Which “which” vs. “that” rules make you wish that grammar evaporated? Do “which” hunts sometimes feel like witch hunts?
Help is on the way! This post will share my best “which vs. that” trick, along with examples from opinions, a brief, and a contract.
Let’s start with this example. Why did the Federal Trade Commission write “Clauses, Which Hurt Workers” and not “Clauses That Hurt Workers”?
Think of the noun (“clauses” in this case) as a pie. Is the writer talking about the whole pie or just slices of that pie? If it’s the whole pie, the phrase is nonrestrictive and you need “, which.” If it’s just slices of that pie, the phrase is restrictive and you need “that.” A piece of cake, right?
By writing “Clauses, Which Hurt Workers,” the FTC conveys that the entire noncompete-clause pie tastes bad.
But had this part of the headline read “Clauses That Hurt,” the FTC would have conveyed that it wanted to slice the noncompete pie into pieces. Keep the good noncompete slices if you want, but throw out the bad ones that hurt workers and harm competition.
Now before we get to examples, let’s dispose of a few other issues. Who came up with this whole mess anyway? Henry Fowler, but even he said that the “rule” was not really a rule.
And do good writers follow the distinction? Sort of. They do so in American English more than in British English. And in published material more than in informal writing. And, yes, in the legal profession more than in most others (though many grammar-loving lawyers and judges falsely accuse others of which-vs.-that violations).
Chief Justice Roberts: “The [Board] then assumes control of the process, which resembles civil litigation in many respects.”
The entire process pie resembles civil litigation.
Justice Kagan: “That is a function of the Compact’s status as federal law, which binds the States unless and until Congress says otherwise.”
The entire federal-law pie binds the states.
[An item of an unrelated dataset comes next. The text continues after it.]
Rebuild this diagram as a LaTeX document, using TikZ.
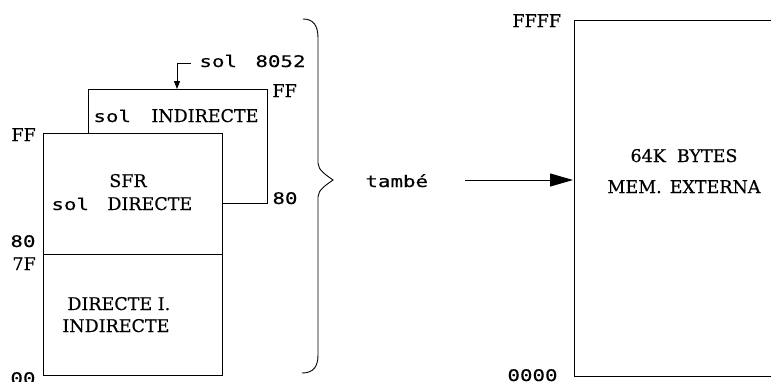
\documentclass[tikz,border=0pt]{standalone}
\usepackage{fontspec}
\setmainfont[FakeBold=0.5]{DejaVu Serif}
\newfontfamily\monof[FakeStretch=1.3,FakeBold=0.4]{DejaVu Sans Mono}
\usetikzlibrary{arrows.meta}
\begin{document}
\begin{tikzpicture}[x=1pt,y=-1pt,line width=0.9pt,
  lab/.style={anchor=base west,inner sep=0pt,font=\fontsize{17.5}{20}\selectfont},
  mlab/.style={anchor=base west,inner sep=0pt,font=\monof\fontsize{16}{18}\selectfont},
  clab/.style={anchor=base,inner sep=0pt,font=\fontsize{17.5}{20}\selectfont}]
\useasboundingbox[fill=white] (0,0) rectangle (771,381);
% back box (indirect upper RAM)
\draw[fill=white] (88,89) rectangle (267,203);
% front box
\draw[fill=white] (43,133) rectangle (222,375);
\draw (43,254) -- (222,254);
% labels of left part
\node[lab] (ffback) at (272,97) {FF};
\node[mlab] (eightyback) at (272,204) {80};
\node[lab] (fffront) at (11,141) {FF};
\node[mlab] (eighty) at (10,247) {80};
\node[lab] (sevf) at (12,270) {7F};
\node[mlab] (zz) at (10,384) {00};
\node[mlab] (sol1) at (93,122) {sol};
\node[lab] (indir) at (151,122) {INDIRECTE};
\node[clab] (sfr) at (128,187) {SFR};
\node[mlab] (sol2) at (51,210) {sol};
\node[lab] (dir) at (107,210) {DIRECTE};
\node[lab] (dir2) at (67,310) {DIRECTE I.};
\node[lab] (indir2) at (62,332) {INDIRECTE};
\node[mlab] (sol3) at (199,67) {sol};
\node[mlab] (addr) at (255,67) {8052};
% arrow to back box
\coordinate (arrstart) at (191,63);
\coordinate (backtop) at (177,89);
\draw[-{Triangle[length=8pt,width=6pt]}] (arrstart) -| (backtop);
% brace
\draw (303,19) .. controls (313,19) and (318,25) .. (318,38)
  -- (318,163) .. controls (318,170) and (326,175) .. (333,180)
  .. controls (326,185) and (318,190) .. (318,197)
  -- (318,355) .. controls (318,367) and (313,373) .. (302,373);
% right part
\node[mlab] (tambe) at (365,187) {també};
\coordinate (arrA) at (465,180);
\coordinate (arrB) at (573,180);
\draw[line width=1pt,-{Triangle[length=23pt,width=13pt]}] (arrA) -- (arrB);
\draw (771,20) -- (574,20) -- (574,376) -- (771,376);
\node[lab] (ffff) at (512,27) {FFFF};
\node[mlab] (zeros) at (507,381) {0000};
\node[clab] (bytes) at (684,162) {64K\hspace{11pt}BYTES};
\node[clab] (mem) at (684,193) {MEM.\hspace{8pt}EXTERNA};
\end{tikzpicture}
\end{document}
Justice Ginsburg: “The company’s stock, which had traded at $90 per share in August 2000, plummeted to pennies per share in late 2001.”
The entire stock pie traded at $90 a share.
Paul Clement: “It would be quixotic to believe that a motivation that is inherent in political bodies organized along partisan lines is somehow constitutionally suspect.”
Only the motivation slices inherent in political bodies are suspect.
Microsoft Contract: “‘Confidential Information’ is non-public information that is designated ‘confidential’ or that a reasonable person should understand is confidential, including, but not limited to, Customer Data, the terms . . . .”
Only the non-public information slices designated confidential are “Confidential Information.”